> What you need to do
All of the records below need to be copied exactly.

***** Data excerpts

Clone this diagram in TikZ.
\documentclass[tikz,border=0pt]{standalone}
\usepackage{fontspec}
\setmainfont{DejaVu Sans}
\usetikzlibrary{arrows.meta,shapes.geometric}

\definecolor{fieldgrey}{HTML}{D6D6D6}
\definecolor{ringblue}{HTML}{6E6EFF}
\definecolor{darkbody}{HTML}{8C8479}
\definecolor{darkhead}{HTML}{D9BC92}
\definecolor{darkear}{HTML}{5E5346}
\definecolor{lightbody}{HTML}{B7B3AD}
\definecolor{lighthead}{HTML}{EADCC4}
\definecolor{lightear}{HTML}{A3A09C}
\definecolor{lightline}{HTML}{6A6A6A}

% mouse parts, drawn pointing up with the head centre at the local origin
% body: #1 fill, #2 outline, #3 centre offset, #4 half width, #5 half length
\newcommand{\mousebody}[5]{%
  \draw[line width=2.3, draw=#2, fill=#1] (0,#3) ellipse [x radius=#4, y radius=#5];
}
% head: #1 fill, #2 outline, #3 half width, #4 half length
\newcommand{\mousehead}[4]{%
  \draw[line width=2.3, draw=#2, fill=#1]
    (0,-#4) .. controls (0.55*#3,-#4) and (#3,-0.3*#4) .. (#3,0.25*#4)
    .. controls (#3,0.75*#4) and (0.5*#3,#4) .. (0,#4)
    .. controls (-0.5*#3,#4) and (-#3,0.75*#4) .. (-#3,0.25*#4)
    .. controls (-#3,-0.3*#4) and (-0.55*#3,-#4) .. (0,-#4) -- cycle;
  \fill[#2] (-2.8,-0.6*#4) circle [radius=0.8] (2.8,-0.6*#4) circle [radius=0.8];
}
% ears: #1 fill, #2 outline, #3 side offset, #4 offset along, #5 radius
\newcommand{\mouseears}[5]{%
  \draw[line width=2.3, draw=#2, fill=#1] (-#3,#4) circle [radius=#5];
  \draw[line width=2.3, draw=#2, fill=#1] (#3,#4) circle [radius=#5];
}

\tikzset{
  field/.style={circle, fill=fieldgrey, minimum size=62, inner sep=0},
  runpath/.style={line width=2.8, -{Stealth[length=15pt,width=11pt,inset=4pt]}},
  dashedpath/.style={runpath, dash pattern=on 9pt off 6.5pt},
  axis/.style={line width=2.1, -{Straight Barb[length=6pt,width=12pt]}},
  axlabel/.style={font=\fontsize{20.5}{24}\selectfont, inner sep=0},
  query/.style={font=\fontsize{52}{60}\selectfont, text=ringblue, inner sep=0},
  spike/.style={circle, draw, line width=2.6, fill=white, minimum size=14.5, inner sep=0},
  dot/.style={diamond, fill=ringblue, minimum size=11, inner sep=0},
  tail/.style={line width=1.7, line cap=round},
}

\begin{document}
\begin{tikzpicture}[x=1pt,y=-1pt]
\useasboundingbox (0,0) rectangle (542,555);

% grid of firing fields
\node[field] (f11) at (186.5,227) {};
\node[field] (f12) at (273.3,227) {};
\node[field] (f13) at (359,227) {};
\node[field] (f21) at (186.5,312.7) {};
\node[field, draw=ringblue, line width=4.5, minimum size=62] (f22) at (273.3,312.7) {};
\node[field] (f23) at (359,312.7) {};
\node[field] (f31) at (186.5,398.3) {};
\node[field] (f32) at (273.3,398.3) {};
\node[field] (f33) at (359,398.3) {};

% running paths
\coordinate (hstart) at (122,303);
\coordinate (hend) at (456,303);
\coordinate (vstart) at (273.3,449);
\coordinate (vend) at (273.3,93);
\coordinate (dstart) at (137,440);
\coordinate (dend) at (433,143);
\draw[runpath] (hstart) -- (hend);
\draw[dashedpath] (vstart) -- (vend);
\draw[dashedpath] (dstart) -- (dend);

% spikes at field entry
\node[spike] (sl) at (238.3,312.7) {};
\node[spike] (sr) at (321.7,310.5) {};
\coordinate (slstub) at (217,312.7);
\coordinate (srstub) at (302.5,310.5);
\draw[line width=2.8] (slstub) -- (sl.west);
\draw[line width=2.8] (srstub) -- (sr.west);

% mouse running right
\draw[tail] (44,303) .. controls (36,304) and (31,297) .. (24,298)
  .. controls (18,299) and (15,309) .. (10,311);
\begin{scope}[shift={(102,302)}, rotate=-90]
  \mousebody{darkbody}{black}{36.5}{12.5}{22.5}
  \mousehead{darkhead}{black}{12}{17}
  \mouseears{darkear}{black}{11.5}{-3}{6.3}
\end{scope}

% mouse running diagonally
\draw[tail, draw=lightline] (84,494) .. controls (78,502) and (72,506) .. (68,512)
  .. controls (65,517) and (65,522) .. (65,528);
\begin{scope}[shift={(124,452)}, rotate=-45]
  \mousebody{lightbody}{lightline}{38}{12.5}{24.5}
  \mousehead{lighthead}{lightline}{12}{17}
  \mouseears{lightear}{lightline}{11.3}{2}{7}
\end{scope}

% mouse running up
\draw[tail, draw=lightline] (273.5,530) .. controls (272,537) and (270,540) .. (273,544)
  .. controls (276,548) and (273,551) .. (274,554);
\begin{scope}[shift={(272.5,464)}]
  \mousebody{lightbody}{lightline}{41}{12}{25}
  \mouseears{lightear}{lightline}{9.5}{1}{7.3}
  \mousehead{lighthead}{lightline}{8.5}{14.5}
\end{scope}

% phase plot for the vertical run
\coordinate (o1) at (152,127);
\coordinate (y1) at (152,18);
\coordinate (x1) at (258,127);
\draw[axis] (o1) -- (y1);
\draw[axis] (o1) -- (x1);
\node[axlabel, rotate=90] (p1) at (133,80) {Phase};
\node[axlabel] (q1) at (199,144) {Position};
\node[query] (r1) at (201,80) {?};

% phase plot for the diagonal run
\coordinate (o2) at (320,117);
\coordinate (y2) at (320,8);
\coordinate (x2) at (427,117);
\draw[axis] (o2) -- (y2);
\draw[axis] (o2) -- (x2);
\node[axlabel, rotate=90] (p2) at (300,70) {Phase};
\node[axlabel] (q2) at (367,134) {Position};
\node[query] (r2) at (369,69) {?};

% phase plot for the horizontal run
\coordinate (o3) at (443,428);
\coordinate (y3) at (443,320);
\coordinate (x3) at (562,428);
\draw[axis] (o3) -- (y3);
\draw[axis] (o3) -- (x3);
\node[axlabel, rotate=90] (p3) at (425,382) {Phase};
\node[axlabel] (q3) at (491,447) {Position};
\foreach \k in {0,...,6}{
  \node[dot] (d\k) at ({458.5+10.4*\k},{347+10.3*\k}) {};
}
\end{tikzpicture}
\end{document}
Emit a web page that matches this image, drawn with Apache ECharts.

**********

> Result of this exercise
Clone this diagram in TikZ.
\documentclass[tikz,border=0pt]{standalone}
\usepackage{fontspec}
\setmainfont{DejaVu Sans}
\usetikzlibrary{arrows.meta,shapes.geometric}

\definecolor{fieldgrey}{HTML}{D6D6D6}
\definecolor{ringblue}{HTML}{6E6EFF}
\definecolor{darkbody}{HTML}{8C8479}
\definecolor{darkhead}{HTML}{D9BC92}
\definecolor{darkear}{HTML}{5E5346}
\definecolor{lightbody}{HTML}{B7B3AD}
\definecolor{lighthead}{HTML}{EADCC4}
\definecolor{lightear}{HTML}{A3A09C}
\definecolor{lightline}{HTML}{6A6A6A}

% mouse parts, drawn pointing up with the head centre at the local origin
% body: #1 fill, #2 outline, #3 centre offset, #4 half width, #5 half length
\newcommand{\mousebody}[5]{%
  \draw[line width=2.3, draw=#2, fill=#1] (0,#3) ellipse [x radius=#4, y radius=#5];
}
% head: #1 fill, #2 outline, #3 half width, #4 half length
\newcommand{\mousehead}[4]{%
  \draw[line width=2.3, draw=#2, fill=#1]
    (0,-#4) .. controls (0.55*#3,-#4) and (#3,-0.3*#4) .. (#3,0.25*#4)
    .. controls (#3,0.75*#4) and (0.5*#3,#4) .. (0,#4)
    .. controls (-0.5*#3,#4) and (-#3,0.75*#4) .. (-#3,0.25*#4)
    .. controls (-#3,-0.3*#4) and (-0.55*#3,-#4) .. (0,-#4) -- cycle;
  \fill[#2] (-2.8,-0.6*#4) circle [radius=0.8] (2.8,-0.6*#4) circle [radius=0.8];
}
% ears: #1 fill, #2 outline, #3 side offset, #4 offset along, #5 radius
\newcommand{\mouseears}[5]{%
  \draw[line width=2.3, draw=#2, fill=#1] (-#3,#4) circle [radius=#5];
  \draw[line width=2.3, draw=#2, fill=#1] (#3,#4) circle [radius=#5];
}

\tikzset{
  field/.style={circle, fill=fieldgrey, minimum size=62, inner sep=0},
  runpath/.style={line width=2.8, -{Stealth[length=15pt,width=11pt,inset=4pt]}},
  dashedpath/.style={runpath, dash pattern=on 9pt off 6.5pt},
  axis/.style={line width=2.1, -{Straight Barb[length=6pt,width=12pt]}},
  axlabel/.style={font=\fontsize{20.5}{24}\selectfont, inner sep=0},
  query/.style={font=\fontsize{52}{60}\selectfont, text=ringblue, inner sep=0},
  spike/.style={circle, draw, line width=2.6, fill=white, minimum size=14.5, inner sep=0},
  dot/.style={diamond, fill=ringblue, minimum size=11, inner sep=0},
  tail/.style={line width=1.7, line cap=round},
}

\begin{document}
\begin{tikzpicture}[x=1pt,y=-1pt]
\useasboundingbox (0,0) rectangle (542,555);

% grid of firing fields
\node[field] (f11) at (186.5,227) {};
\node[field] (f12) at (273.3,227) {};
\node[field] (f13) at (359,227) {};
\node[field] (f21) at (186.5,312.7) {};
\node[field, draw=ringblue, line width=4.5, minimum size=62] (f22) at (273.3,312.7) {};
\node[field] (f23) at (359,312.7) {};
\node[field] (f31) at (186.5,398.3) {};
\node[field] (f32) at (273.3,398.3) {};
\node[field] (f33) at (359,398.3) {};

% running paths
\coordinate (hstart) at (122,303);
\coordinate (hend) at (456,303);
\coordinate (vstart) at (273.3,449);
\coordinate (vend) at (273.3,93);
\coordinate (dstart) at (137,440);
\coordinate (dend) at (433,143);
\draw[runpath] (hstart) -- (hend);
\draw[dashedpath] (vstart) -- (vend);
\draw[dashedpath] (dstart) -- (dend);

% spikes at field entry
\node[spike] (sl) at (238.3,312.7) {};
\node[spike] (sr) at (321.7,310.5) {};
\coordinate (slstub) at (217,312.7);
\coordinate (srstub) at (302.5,310.5);
\draw[line width=2.8] (slstub) -- (sl.west);
\draw[line width=2.8] (srstub) -- (sr.west);

% mouse running right
\draw[tail] (44,303) .. controls (36,304) and (31,297) .. (24,298)
  .. controls (18,299) and (15,309) .. (10,311);
\begin{scope}[shift={(102,302)}, rotate=-90]
  \mousebody{darkbody}{black}{36.5}{12.5}{22.5}
  \mousehead{darkhead}{black}{12}{17}
  \mouseears{darkear}{black}{11.5}{-3}{6.3}
\end{scope}

% mouse running diagonally
\draw[tail, draw=lightline] (84,494) .. controls (78,502) and (72,506) .. (68,512)
  .. controls (65,517) and (65,522) .. (65,528);
\begin{scope}[shift={(124,452)}, rotate=-45]
  \mousebody{lightbody}{lightline}{38}{12.5}{24.5}
  \mousehead{lighthead}{lightline}{12}{17}
  \mouseears{lightear}{lightline}{11.3}{2}{7}
\end{scope}

% mouse running up
\draw[tail, draw=lightline] (273.5,530) .. controls (272,537) and (270,540) .. (273,544)
  .. controls (276,548) and (273,551) .. (274,554);
\begin{scope}[shift={(272.5,464)}]
  \mousebody{lightbody}{lightline}{41}{12}{25}
  \mouseears{lightear}{lightline}{9.5}{1}{7.3}
  \mousehead{lighthead}{lightline}{8.5}{14.5}
\end{scope}

% phase plot for the vertical run
\coordinate (o1) at (152,127);
\coordinate (y1) at (152,18);
\coordinate (x1) at (258,127);
\draw[axis] (o1) -- (y1);
\draw[axis] (o1) -- (x1);
\node[axlabel, rotate=90] (p1) at (133,80) {Phase};
\node[axlabel] (q1) at (199,144) {Position};
\node[query] (r1) at (201,80) {?};

% phase plot for the diagonal run
\coordinate (o2) at (320,117);
\coordinate (y2) at (320,8);
\coordinate (x2) at (427,117);
\draw[axis] (o2) -- (y2);
\draw[axis] (o2) -- (x2);
\node[axlabel, rotate=90] (p2) at (300,70) {Phase};
\node[axlabel] (q2) at (367,134) {Position};
\node[query] (r2) at (369,69) {?};

% phase plot for the horizontal run
\coordinate (o3) at (443,428);
\coordinate (y3) at (443,320);
\coordinate (x3) at (562,428);
\draw[axis] (o3) -- (y3);
\draw[axis] (o3) -- (x3);
\node[axlabel, rotate=90] (p3) at (425,382) {Phase};
\node[axlabel] (q3) at (491,447) {Position};
\foreach \k in {0,...,6}{
  \node[dot] (d\k) at ({458.5+10.4*\k},{347+10.3*\k}) {};
}
\end{tikzpicture}
\end{document}
Emit a web page that matches this image, drawn with Apache ECharts.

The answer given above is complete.